GOAL:
Strip the pictures and reproduce the rest of the listing exactly.

DATA SECTION:
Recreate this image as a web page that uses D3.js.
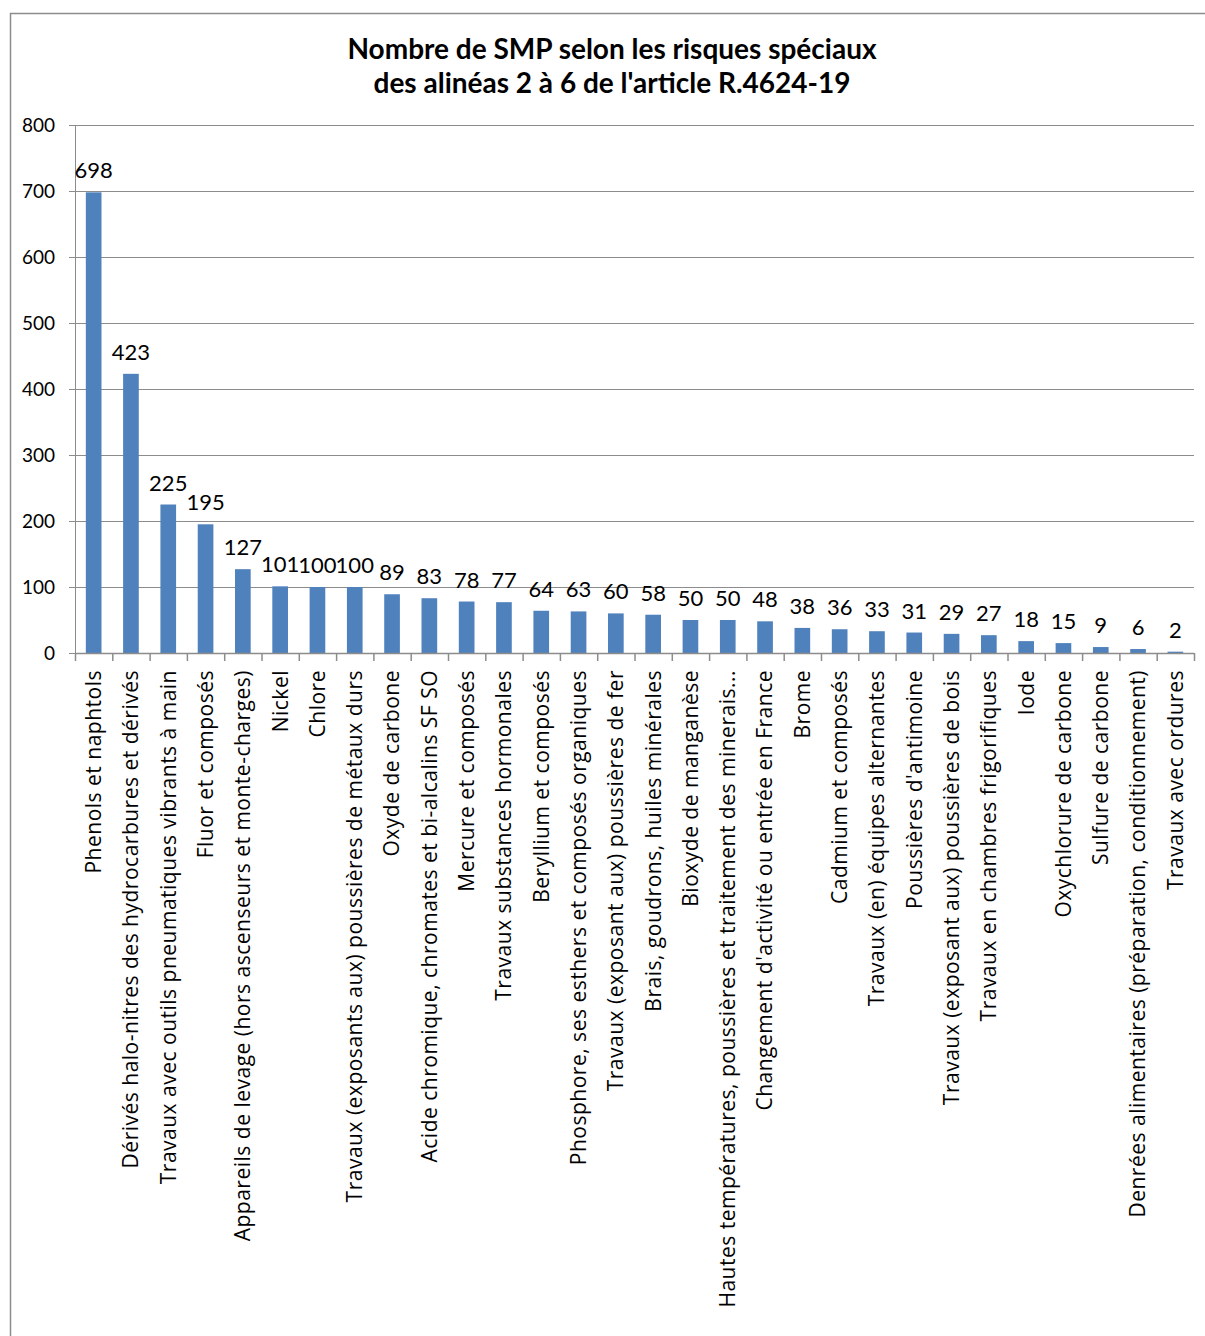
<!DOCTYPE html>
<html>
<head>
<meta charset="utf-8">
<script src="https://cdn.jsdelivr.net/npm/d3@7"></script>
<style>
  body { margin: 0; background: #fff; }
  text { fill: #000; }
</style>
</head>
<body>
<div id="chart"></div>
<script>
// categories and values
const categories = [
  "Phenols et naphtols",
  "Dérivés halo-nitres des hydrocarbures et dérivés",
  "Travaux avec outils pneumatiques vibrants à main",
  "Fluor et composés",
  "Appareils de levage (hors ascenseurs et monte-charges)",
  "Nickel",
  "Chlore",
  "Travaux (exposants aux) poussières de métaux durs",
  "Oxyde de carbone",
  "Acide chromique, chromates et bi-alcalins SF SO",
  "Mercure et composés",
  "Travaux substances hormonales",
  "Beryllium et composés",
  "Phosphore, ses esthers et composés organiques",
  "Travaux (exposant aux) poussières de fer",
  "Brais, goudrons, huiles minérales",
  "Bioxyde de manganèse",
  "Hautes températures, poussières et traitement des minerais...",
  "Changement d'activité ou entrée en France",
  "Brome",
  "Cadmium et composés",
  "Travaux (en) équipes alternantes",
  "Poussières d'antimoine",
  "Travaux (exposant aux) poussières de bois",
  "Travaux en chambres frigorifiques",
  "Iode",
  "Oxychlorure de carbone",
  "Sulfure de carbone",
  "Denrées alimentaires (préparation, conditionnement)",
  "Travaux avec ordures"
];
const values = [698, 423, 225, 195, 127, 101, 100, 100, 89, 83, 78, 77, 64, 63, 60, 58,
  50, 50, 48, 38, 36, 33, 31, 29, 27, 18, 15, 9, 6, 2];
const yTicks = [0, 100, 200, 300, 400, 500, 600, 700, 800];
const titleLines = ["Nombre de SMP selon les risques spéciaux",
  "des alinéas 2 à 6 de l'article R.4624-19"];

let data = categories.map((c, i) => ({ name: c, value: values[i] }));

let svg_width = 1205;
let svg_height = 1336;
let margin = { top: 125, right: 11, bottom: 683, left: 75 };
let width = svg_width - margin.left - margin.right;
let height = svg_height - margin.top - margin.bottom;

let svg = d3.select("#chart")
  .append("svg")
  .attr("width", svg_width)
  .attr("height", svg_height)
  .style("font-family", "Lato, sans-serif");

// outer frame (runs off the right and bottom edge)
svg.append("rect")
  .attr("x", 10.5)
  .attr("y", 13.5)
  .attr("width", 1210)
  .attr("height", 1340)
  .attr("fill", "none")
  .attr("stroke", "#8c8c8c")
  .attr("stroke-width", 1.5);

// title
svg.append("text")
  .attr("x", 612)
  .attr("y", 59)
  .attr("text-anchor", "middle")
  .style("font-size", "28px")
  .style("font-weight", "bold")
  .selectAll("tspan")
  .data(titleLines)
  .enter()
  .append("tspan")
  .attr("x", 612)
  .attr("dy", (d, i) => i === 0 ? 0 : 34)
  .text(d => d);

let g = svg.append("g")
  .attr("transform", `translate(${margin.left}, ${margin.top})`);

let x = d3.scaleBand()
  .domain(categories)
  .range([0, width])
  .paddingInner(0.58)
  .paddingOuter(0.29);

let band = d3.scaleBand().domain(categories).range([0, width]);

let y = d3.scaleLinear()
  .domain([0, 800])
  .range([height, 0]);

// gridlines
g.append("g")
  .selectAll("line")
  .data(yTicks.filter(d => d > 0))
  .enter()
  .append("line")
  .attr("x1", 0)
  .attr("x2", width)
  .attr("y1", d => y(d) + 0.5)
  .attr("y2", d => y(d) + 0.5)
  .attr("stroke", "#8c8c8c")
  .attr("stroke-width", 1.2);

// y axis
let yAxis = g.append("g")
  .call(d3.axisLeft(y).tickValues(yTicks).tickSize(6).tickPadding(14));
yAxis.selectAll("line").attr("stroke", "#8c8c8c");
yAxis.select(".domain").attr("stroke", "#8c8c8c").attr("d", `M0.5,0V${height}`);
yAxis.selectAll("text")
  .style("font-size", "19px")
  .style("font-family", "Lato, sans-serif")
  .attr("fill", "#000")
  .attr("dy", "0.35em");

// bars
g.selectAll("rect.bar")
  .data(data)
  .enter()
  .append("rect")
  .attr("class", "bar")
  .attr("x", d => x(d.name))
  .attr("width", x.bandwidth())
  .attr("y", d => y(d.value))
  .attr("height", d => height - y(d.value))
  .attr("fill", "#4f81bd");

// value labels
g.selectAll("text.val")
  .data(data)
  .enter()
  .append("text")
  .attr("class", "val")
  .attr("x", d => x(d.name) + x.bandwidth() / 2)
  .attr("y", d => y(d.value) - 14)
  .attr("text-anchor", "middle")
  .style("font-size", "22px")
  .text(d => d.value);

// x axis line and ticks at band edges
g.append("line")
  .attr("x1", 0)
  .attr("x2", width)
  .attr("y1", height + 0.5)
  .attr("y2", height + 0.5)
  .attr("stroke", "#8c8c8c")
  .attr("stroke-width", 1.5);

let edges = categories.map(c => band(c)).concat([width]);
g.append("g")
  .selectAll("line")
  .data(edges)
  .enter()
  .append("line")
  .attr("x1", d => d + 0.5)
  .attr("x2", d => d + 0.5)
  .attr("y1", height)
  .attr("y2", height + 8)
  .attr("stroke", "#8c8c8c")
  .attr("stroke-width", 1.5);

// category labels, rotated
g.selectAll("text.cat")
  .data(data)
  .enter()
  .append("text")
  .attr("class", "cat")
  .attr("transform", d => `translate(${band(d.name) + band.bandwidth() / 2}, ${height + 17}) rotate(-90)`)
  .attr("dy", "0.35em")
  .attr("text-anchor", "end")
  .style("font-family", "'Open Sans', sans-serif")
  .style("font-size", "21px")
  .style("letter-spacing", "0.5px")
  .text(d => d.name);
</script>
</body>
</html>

REPLY:
Recreate this image as a web page that uses D3.js.
<!DOCTYPE html>
<html>
<head>
<meta charset="utf-8">
<script src="https://cdn.jsdelivr.net/npm/d3@7"></script>
<style>
  body { margin: 0; background: #fff; }
  text { fill: #000; }
</style>
</head>
<body>
<div id="chart"></div>
<script>
// categories and values
const categories = [
  "Phenols et naphtols",
  "Dérivés halo-nitres des hydrocarbures et dérivés",
  "Travaux avec outils pneumatiques vibrants à main",
  "Fluor et composés",
  "Appareils de levage (hors ascenseurs et monte-charges)",
  "Nickel",
  "Chlore",
  "Travaux (exposants aux) poussières de métaux durs",
  "Oxyde de carbone",
  "Acide chromique, chromates et bi-alcalins SF SO",
  "Mercure et composés",
  "Travaux substances hormonales",
  "Beryllium et composés",
  "Phosphore, ses esthers et composés organiques",
  "Travaux (exposant aux) poussières de fer",
  "Brais, goudrons, huiles minérales",
  "Bioxyde de manganèse",
  "Hautes températures, poussières et traitement des minerais...",
  "Changement d'activité ou entrée en France",
  "Brome",
  "Cadmium et composés",
  "Travaux (en) équipes alternantes",
  "Poussières d'antimoine",
  "Travaux (exposant aux) poussières de bois",
  "Travaux en chambres frigorifiques",
  "Iode",
  "Oxychlorure de carbone",
  "Sulfure de carbone",
  "Denrées alimentaires (préparation, conditionnement)",
  "Travaux avec ordures"
];
const values = [698, 423, 225, 195, 127, 101, 100, 100, 89, 83, 78, 77, 64, 63, 60, 58,
  50, 50, 48, 38, 36, 33, 31, 29, 27, 18, 15, 9, 6, 2];
const yTicks = [0, 100, 200, 300, 400, 500, 600, 700, 800];
const titleLines = ["Nombre de SMP selon les risques spéciaux",
  "des alinéas 2 à 6 de l'article R.4624-19"];

let data = categories.map((c, i) => ({ name: c, value: values[i] }));

let svg_width = 1205;
let svg_height = 1336;
let margin = { top: 125, right: 11, bottom: 683, left: 75 };
let width = svg_width - margin.left - margin.right;
let height = svg_height - margin.top - margin.bottom;

let svg = d3.select("#chart")
  .append("svg")
  .attr("width", svg_width)
  .attr("height", svg_height)
  .style("font-family", "Lato, sans-serif");

// outer frame (runs off the right and bottom edge)
svg.append("rect")
  .attr("x", 10.5)
  .attr("y", 13.5)
  .attr("width", 1210)
  .attr("height", 1340)
  .attr("fill", "none")
  .attr("stroke", "#8c8c8c")
  .attr("stroke-width", 1.5);

// title
svg.append("text")
  .attr("x", 612)
  .attr("y", 59)
  .attr("text-anchor", "middle")
  .style("font-size", "28px")
  .style("font-weight", "bold")
  .selectAll("tspan")
  .data(titleLines)
  .enter()
  .append("tspan")
  .attr("x", 612)
  .attr("dy", (d, i) => i === 0 ? 0 : 34)
  .text(d => d);

let g = svg.append("g")
  .attr("transform", `translate(${margin.left}, ${margin.top})`);

let x = d3.scaleBand()
  .domain(categories)
  .range([0, width])
  .paddingInner(0.58)
  .paddingOuter(0.29);

let band = d3.scaleBand().domain(categories).range([0, width]);

let y = d3.scaleLinear()
  .domain([0, 800])
  .range([height, 0]);

// gridlines
g.append("g")
  .selectAll("line")
  .data(yTicks.filter(d => d > 0))
  .enter()
  .append("line")
  .attr("x1", 0)
  .attr("x2", width)
  .attr("y1", d => y(d) + 0.5)
  .attr("y2", d => y(d) + 0.5)
  .attr("stroke", "#8c8c8c")
  .attr("stroke-width", 1.2);

// y axis
let yAxis = g.append("g")
  .call(d3.axisLeft(y).tickValues(yTicks).tickSize(6).tickPadding(14));
yAxis.selectAll("line").attr("stroke", "#8c8c8c");
yAxis.select(".domain").attr("stroke", "#8c8c8c").attr("d", `M0.5,0V${height}`);
yAxis.selectAll("text")
  .style("font-size", "19px")
  .style("font-family", "Lato, sans-serif")
  .attr("fill", "#000")
  .attr("dy", "0.35em");

// bars
g.selectAll("rect.bar")
  .data(data)
  .enter()
  .append("rect")
  .attr("class", "bar")
  .attr("x", d => x(d.name))
  .attr("width", x.bandwidth())
  .attr("y", d => y(d.value))
  .attr("height", d => height - y(d.value))
  .attr("fill", "#4f81bd");

// value labels
g.selectAll("text.val")
  .data(data)
  .enter()
  .append("text")
  .attr("class", "val")
  .attr("x", d => x(d.name) + x.bandwidth() / 2)
  .attr("y", d => y(d.value) - 14)
  .attr("text-anchor", "middle")
  .style("font-size", "22px")
  .text(d => d.value);

// x axis line and ticks at band edges
g.append("line")
  .attr("x1", 0)
  .attr("x2", width)
  .attr("y1", height + 0.5)
  .attr("y2", height + 0.5)
  .attr("stroke", "#8c8c8c")
  .attr("stroke-width", 1.5);

let edges = categories.map(c => band(c)).concat([width]);
g.append("g")
  .selectAll("line")
  .data(edges)
  .enter()
  .append("line")
  .attr("x1", d => d + 0.5)
  .attr("x2", d => d + 0.5)
  .attr("y1", height)
  .attr("y2", height + 8)
  .attr("stroke", "#8c8c8c")
  .attr("stroke-width", 1.5);

// category labels, rotated
g.selectAll("text.cat")
  .data(data)
  .enter()
  .append("text")
  .attr("class", "cat")
  .attr("transform", d => `translate(${band(d.name) + band.bandwidth() / 2}, ${height + 17}) rotate(-90)`)
  .attr("dy", "0.35em")
  .attr("text-anchor", "end")
  .style("font-family", "'Open Sans', sans-serif")
  .style("font-size", "21px")
  .style("letter-spacing", "0.5px")
  .text(d => d.name);
</script>
</body>
</html>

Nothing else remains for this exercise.